- Location: Deer Park, California, USA
- Coordinates: 38°33′26″N 122°28′29″W﻿ / ﻿38.5571°N 122.4748°W
- Appellation: Napa Valley AVA
- Founded: 1972
- First vintage: 1972
- Key people: Tom Burgess, Founder Meghan Zobeck, Winemaker
- Cases/yr: 12,000
- Known for: Burgess Napa Valley Cabernet Sauvignon
- Varietals: Cabernet Sauvignon, Chardonnay, Syrah, Petit Verdot, Cabernet Franc, Petite Sirah, Malbec, Grenache, Rosé
- Distribution: National
- Tasting: By Appointment
- Website: www.burgesscellars.com

= Burgess Cellars =

Burgess Cellars is a historic California wine producer in Napa Valley on the hillsides of Howell Mountain. It was founded in 1972 by Tom Burgess on a hillside vineyard and winery, and has been continuously family owned and operated. It is run by Lawrence Wine Estates and includes 65 acres across its two estate vineyards, which are at elevations of 800 to 1000 ft.

==History==
Tom Burgess was an Air Force pilot and a jet pilot for IBM who got interested in wine when he was flying around Europe, and interested in the Napa and Sonoma valleys while traveling around Travis Air Force Base.

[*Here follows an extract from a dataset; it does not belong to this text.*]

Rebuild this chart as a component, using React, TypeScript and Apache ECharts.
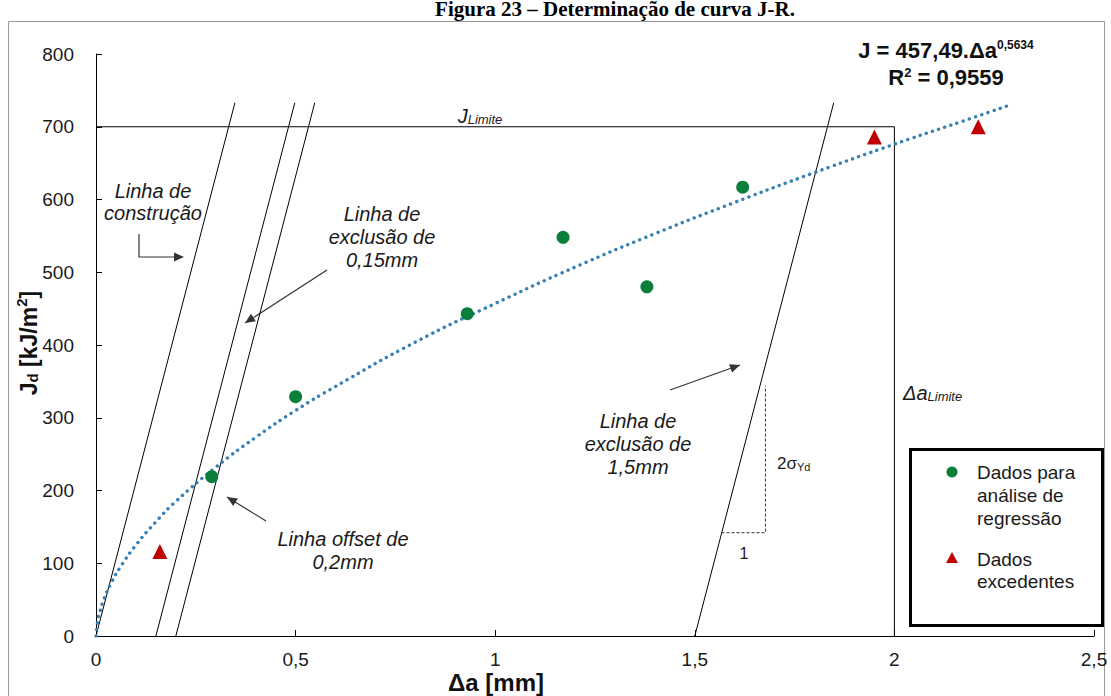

In 1972 he bought the original Souverain vineyard from the Pillsbury Company, when they were moving production to Rutherford, and its 1888 winery.

==Wines==
Burgess Cellars showcases its two estate vineyards on Howell Mountain, with a hillside terroir representing only 4% of Napa acreage. For much of Burgess Cellars history Cabernet Sauvignon has been the flagship grape since Burgess Cellars' inception in 1972. Today, they craft an estate and a reserve Cabernet Sauvignon, and also single-vineyard, single-block bottlings of Petite Sirah, Malbec, Petit Verdot, and an intentionally farmed rosé of Syrah. They also craft a single-vineyard Chardonnay with fruit purchased from the Balletto family of grape growers in Russian River Valley, Sonoma County. A library selection, with every vintage from 1979 on, is available in the tasting room.

In 2020, Meghan Zobeck was appointed winemaker of Burgess Cellars.